Question

Figure shows a conducting disc rotating about its axis in a perpendicular magnetic field B. A resistor of resistance R is connected between the centre and the rim. Calculate the current in the resistor. Does it enter the disc or leave it at the centre?

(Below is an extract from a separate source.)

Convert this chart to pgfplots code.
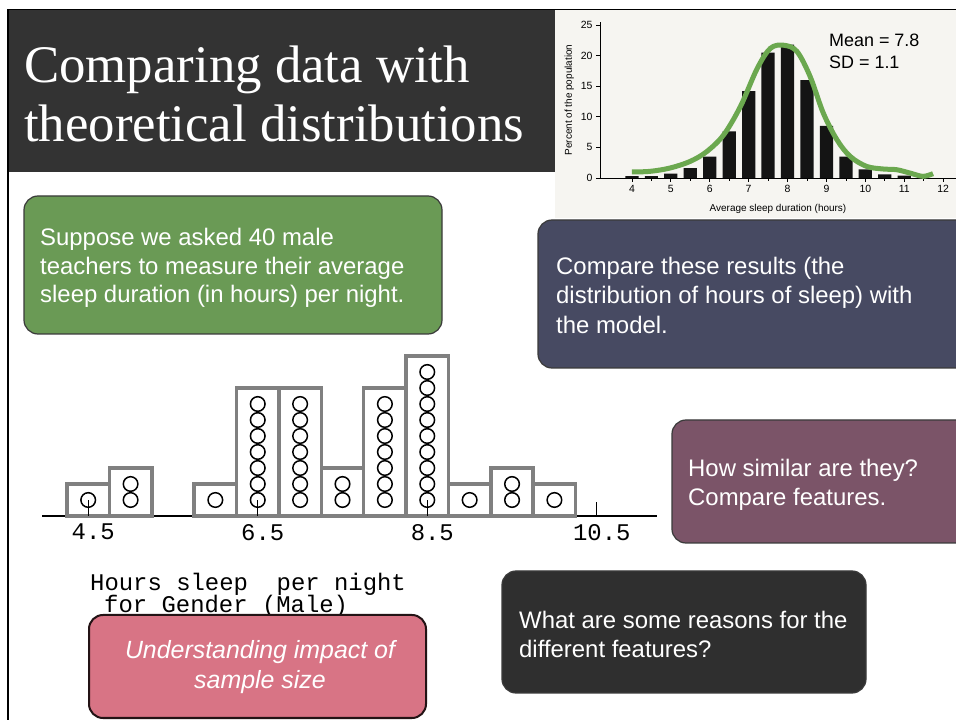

The radius of the disc is 5.0 cm, angular speed ω = 10 rad/s, B = 0.40 T and R = 10 Ω.

Answer 1

Given:-

Magnetic field perpendicular to the disc, B = 0.40 T

Angular speed, ω = 10 rad/s

Resistance, R = 10 Ω

Radius of the disc, r = 5 cm = 0.5 m

Let us consider a rod of length 0.05 m fixed at the centre of the disc and rotating with the same ω.

Now,

\[v = \frac{l}{2} \times \omega = \frac{0 . 05}{2} \times 10\]

\[e = Blv\]

\[       = 0 . 40 \times 0 . 05 \times \frac{0 . 05}{2} \times 10\]

\[       = 5 \times  {10}^{- 3}   V\]

\[i = \frac{e}{R}\]

\[     = \frac{5 \times {10}^{- 3}}{10} = 0 . 5  mA\]

As the disc is rotating in the anti-clockwise direction, the emf induced in the disc is such that the centre is at the higher potential and the periphery is at the lower potential. Thus, the current leaves from the centre.